Appena dopo il voto di fiducia, si ricomincia, a conferma che quello del Berlusconi-bis sarà un anno di logoramento per il Cav. Oggi però sono due i leader della CdL a subire le pugnalate alle spalle dall'Udc. La mela avvelenata stavolta la porge Baccini, ministro della Funzione pubblica, che lancia Fini candidato premier nel 2006. Dando così il ben servito a Berlusconi (eccezionali oggi le vignette di Giannelli e Vincino) e bruciando Fini per quella che si presenta come una debàcle elettorale.

Però c'è un asse che può tirare fuori il Paese dalla palude in cui si è cacciato. Berlusconi concretizzi in iniziativa politica la sua voglia di bipartitismo e partito «americano», chiami i Ds, a suo tempo favorevoli al maggioritario a turno unico, e i Radicali, promotori dei referendum che proprio l'attuale premier stroncò definendoli «comunisti». Fini non mancherà e via alla riforma elettorale in barba a Udc, Prodi, Lega e cespuglietti neo-post-comunisti.

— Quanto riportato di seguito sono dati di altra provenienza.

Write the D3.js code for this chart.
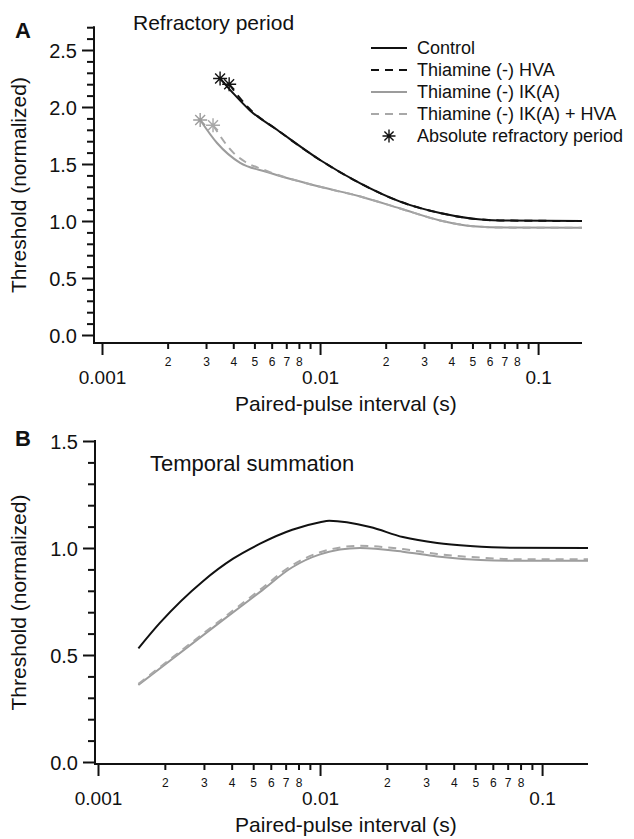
<!DOCTYPE html>
<html>
<head>
<meta charset="utf-8">
<script src="https://cdn.jsdelivr.net/npm/d3@7"></script>
<style>
  body { margin: 0; background: #fff; }
  svg { display: block; font-family: "Liberation Sans", Arial, Helvetica, sans-serif; }
</style>
</head>
<body>
<svg id="chart" width="634" height="839"></svg>
<script>
// ---- data ----
// Panel A: refractory period (x in s, y = normalized threshold)
const refCtrlX = [0.00348, 0.0040, 0.00477, 0.00635, 0.0100, 0.0153, 0.0233, 0.0355, 0.0503, 0.0667, 0.159];
const refCtrlY = [2.25, 2.12, 1.97, 1.80, 1.535, 1.33, 1.17, 1.07, 1.02, 1.005, 1.0];
const refHvaX = [0.00383, 0.0042, 0.00477, 0.00635, 0.0100, 0.0153, 0.0233, 0.0355, 0.0503, 0.0667, 0.159];
const refHvaY = [2.20, 2.10, 1.98, 1.80, 1.535, 1.33, 1.17, 1.07, 1.02, 1.005, 1.0];
const refIkaX = [0.00282, 0.00337, 0.0043, 0.00571, 0.0100, 0.0153, 0.0233, 0.0355, 0.0503, 0.0717, 0.159];
const refIkaY = [1.886, 1.684, 1.51, 1.43, 1.30, 1.215, 1.11, 1.005, 0.955, 0.942, 0.94];
const refIkaHvaX = [0.00323, 0.0040, 0.00453, 0.0055, 0.0100, 0.0153, 0.0233, 0.0355, 0.0503, 0.0717, 0.159];
const refIkaHvaY = [1.84, 1.60, 1.52, 1.45, 1.30, 1.215, 1.11, 1.005, 0.955, 0.942, 0.94];

// Panel B: temporal summation
const sumCtrlX = [0.00152, 0.0019, 0.00297, 0.00406, 0.00537, 0.0075, 0.0100, 0.0110, 0.0168, 0.0236, 0.0337, 0.0474, 0.0717, 0.161];
const sumCtrlY = [0.531, 0.65, 0.845, 0.95, 1.02, 1.085, 1.12, 1.127, 1.098, 1.051, 1.023, 1.009, 1.001, 1.0];
const sumIkaX = [0.00152, 0.00366, 0.00537, 0.0075, 0.0100, 0.0151, 0.0236, 0.0337, 0.0527, 0.0717, 0.161];
const sumIkaY = [0.36, 0.664, 0.795, 0.91, 0.97, 1.0, 0.983, 0.96, 0.944, 0.941, 0.94];
const sumIkaHvaY = [0.365, 0.672, 0.805, 0.92, 0.98, 1.01, 0.995, 0.972, 0.955, 0.948, 0.947];

// axis ticks / labels
const xMajorTicks = [0.001, 0.01, 0.1];
const xMinorLabels = [2, 3, 4, 5, 6, 7, 8];
const refYMajor = [0, 0.5, 1.0, 1.5, 2.0, 2.5];
const sumYMajor = [0, 0.5, 1.0, 1.5];
const legendLabels = ["Control", "Thiamine (-) HVA", "Thiamine (-) IK(A)", "Thiamine (-) IK(A) + HVA", "Absolute refractory period"];

const BLACK = "#111";
const GRAY = "#9c9c9c";
const GRAY_DASH = "#a8a8a8";

const svg = d3.select("#chart");

function zip(xs, ys) {
  return xs.map((x, i) => ({ x: x, y: ys[i] }));
}

function starPath(r) {
  const d = r * Math.SQRT1_2;
  return `M${-r},0L${r},0M0,${-r}L0,${r}M${-d},${-d}L${d},${d}M${-d},${d}L${d},${-d}`;
}

function drawPanel(p) {
  const x = d3.scaleLog().domain(p.xDomain).range(p.xRange);
  const y = d3.scaleLinear().domain(p.yDomain).range(p.yRange);
  const g = svg.append("g");

  // x ticks: every 1..9 per decade inside the domain
  const xTicks = [];
  xMajorTicks.forEach((d) => {
    for (let m = 1; m <= 9; m++) {
      const v = +(m * d).toPrecision(3);
      if (v <= p.xDomain[1]) xTicks.push(v);
    }
  });

  const xAxis = d3.axisBottom(x).tickValues(xTicks).tickSize(6).tickFormat((d) => {
    const lead = Math.round(d / Math.pow(10, Math.floor(Math.log10(d) + 1e-9)));
    if (lead === 1) return d3.format("")(d);
    return xMinorLabels.includes(lead) ? String(lead) : "";
  });

  const gx = g.append("g").attr("transform", `translate(0,${p.xAxisY})`).call(xAxis);
  gx.select(".domain").remove();
  gx.selectAll(".tick line")
    .attr("stroke", BLACK)
    .attr("stroke-width", 2)
    .attr("y2", (d) => (xMajorTicks.includes(d) ? 12 : 6));
  gx.selectAll(".tick text")
    .attr("fill", BLACK)
    .attr("dy", "0.35em")
    .attr("y", (d) => (xMajorTicks.includes(d) ? 34 : 19))
    .attr("font-size", (d) => (xMajorTicks.includes(d) ? 19 : 12));

  g.append("line")
    .attr("x1", p.yAxisX).attr("x2", p.xRange[1])
    .attr("y1", p.xAxisY).attr("y2", p.xAxisY)
    .attr("stroke", BLACK).attr("stroke-width", 2);

  // y axis with 0.1 minor ticks
  const yTicks = d3.range(0, Math.round(p.yTop * 10) + 1).map((i) => +(i / 10).toFixed(1));
  const isMajor = (d) => p.yMajor.some((m) => Math.abs(m - d) < 1e-6);
  const yAxis = d3.axisLeft(y).tickValues(yTicks).tickSize(7)
    .tickFormat((d) => (isMajor(d) ? d3.format(".1f")(d) : ""));
  const gy = g.append("g").attr("transform", `translate(${p.yAxisX},0)`).call(yAxis);
  gy.select(".domain").remove();
  gy.selectAll(".tick line")
    .attr("stroke", BLACK)
    .attr("stroke-width", 2)
    .attr("x2", (d) => (isMajor(d) ? -12 : -7));
  gy.selectAll(".tick text")
    .attr("fill", BLACK)
    .attr("font-size", 20)
    .attr("x", -17)
    .attr("dy", "0.35em");

  g.append("line")
    .attr("x1", p.yAxisX).attr("x2", p.yAxisX)
    .attr("y1", y(p.yTop) - 1).attr("y2", p.xAxisY + 1)
    .attr("stroke", BLACK).attr("stroke-width", 2);

  // axis titles
  g.append("text")
    .attr("transform", "rotate(-90)")
    .attr("x", -(y(p.yTop) + p.xAxisY) / 2)
    .attr("y", 18)
    .attr("text-anchor", "middle")
    .attr("dominant-baseline", "central")
    .attr("font-size", 21)
    .attr("fill", BLACK)
    .text("Threshold (normalized)");

  g.append("text")
    .attr("x", 346)
    .attr("y", p.xAxisY + 68)
    .attr("text-anchor", "middle")
    .attr("font-size", 21)
    .attr("fill", BLACK)
    .text("Paired-pulse interval (s)");

  g.append("text")
    .attr("x", 15).attr("y", p.letterY)
    .attr("font-size", 22).attr("font-weight", "bold")
    .attr("fill", BLACK)
    .text(p.letter);

  g.append("text")
    .attr("x", p.titleX).attr("y", p.titleY)
    .attr("font-size", p.titleSize)
    .attr("fill", BLACK)
    .text(p.title);

  // curves
  const line = d3.line().x((d) => x(d.x)).y((d) => y(d.y)).curve(d3.curveMonotoneX);
  p.series.forEach((s) => {
    g.append("path")
      .datum(s.data)
      .attr("fill", "none")
      .attr("stroke", s.color)
      .attr("stroke-width", 2)
      .attr("stroke-dasharray", s.dash || null)
      .attr("d", line);
  });
  p.series.filter((s) => s.star).forEach((s) => {
    g.append("path")
      .attr("transform", `translate(${x(s.data[0].x)},${y(s.data[0].y)})`)
      .attr("d", starPath(7))
      .attr("stroke", s.color)
      .attr("stroke-width", 1.4)
      .attr("fill", "none");
  });
}

const refSeries = [
  { data: zip(refIkaX, refIkaY), color: GRAY, star: true },
  { data: zip(refIkaHvaX, refIkaHvaY), color: GRAY_DASH, dash: "8,6", star: true },
  { data: zip(refCtrlX, refCtrlY), color: BLACK, star: true },
  { data: zip(refHvaX, refHvaY), color: BLACK, dash: "8,6", star: true },
];

const sumSeries = [
  { data: zip(sumIkaX, sumIkaY), color: GRAY },
  { data: zip(sumIkaX, sumIkaHvaY), color: GRAY_DASH, dash: "8,6" },
  { data: zip(sumCtrlX, sumCtrlY), color: BLACK },
];

drawPanel({
  xDomain: [0.001, 0.159], xRange: [102, 582],
  yDomain: [0, 2.5], yRange: [335, 50], yTop: 2.7, yMajor: refYMajor,
  yAxisX: 94, xAxisY: 343,
  letter: "A", letterY: 38,
  title: "Refractory period", titleX: 133, titleY: 30, titleSize: 21,
  series: refSeries,
});

drawPanel({
  xDomain: [0.001, 0.161], xRange: [98, 588],
  yDomain: [0, 1.5], yRange: [762, 441], yTop: 1.5, yMajor: sumYMajor,
  yAxisX: 95, xAxisY: 764,
  letter: "B", letterY: 446,
  title: "Temporal summation", titleX: 150, titleY: 471, titleSize: 22,
  series: sumSeries,
});

// legend (panel A)
const legendStyles = [
  { color: BLACK, dash: null },
  { color: BLACK, dash: "8,6" },
  { color: GRAY, dash: null },
  { color: GRAY_DASH, dash: "8,6" },
  { color: BLACK, star: true },
];
const legend = svg.append("g").attr("transform", "translate(371,48)");
const items = legend.selectAll("g").data(legendLabels).enter().append("g")
  .attr("transform", (d, i) => `translate(0,${i * 22})`);
items.each(function (d, i) {
  const st = legendStyles[i];
  const it = d3.select(this);
  if (st.star) {
    it.append("path").attr("transform", "translate(18,0)").attr("d", starPath(6.5))
      .attr("stroke", st.color).attr("stroke-width", 1.4).attr("fill", "none");
  } else {
    it.append("line").attr("x1", 0).attr("x2", 36).attr("y1", 0).attr("y2", 0)
      .attr("stroke", st.color).attr("stroke-width", 2)
      .attr("stroke-dasharray", st.dash);
  }
});
items.append("text")
  .attr("x", 46).attr("dy", "0.35em")
  .attr("font-size", 18).attr("fill", BLACK)
  .text((d) => d);
</script>
</body>
</html>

Sul maggioritario e la "serietà" di destra e sinistra nell'affrontare il tema delle riforme istituzionali, oggi sul Corriere della Sera l'editoriale di Angelo Panebianco:
«E' lecito essere scettici sugli esiti pratici della discussione avviata da Berlusconi sul "partito unico". Mancando solo un anno alle elezioni è inevitabile che ogni presa di posizione sulla "forma" del nostro sistema politico finisca per essere ispirata, a destra come a sinistra, da un tatticismo di corto respiro. Così apprendiamo che solo oggi Forza Italia si pente (forse) per aver fatto fallire, nel 1999, il referendum radicale volto ad abolire la quota proporzionale del nostro sistema elettorale. Oppure, si veda con quanta poca serietà, a sinistra, si discute di riforme istituzionali.
(...)
L'enfasi sulla pluralità di culture politiche per le quali — tutte — si pretende rappresentanza (e finanziamenti pubblici) è solo il comprensibile espediente di frazioni di personale politico in lotta per la sopravvivenza. E che trovano nelle cattive abitudini contratte in un’altra epoca storica, quella della Prima Repubblica, le motivazioni pseudo- ideologiche per difendere un sistema di rappresentanza frammentato. Ma possono le pur rispettabili aspirazioni alla sopravvivenza politica personale di questo o quel notabile avere la precedenza sull'esigenza di dare al Paese un più stabile, meno frammentato, sistema di governo?».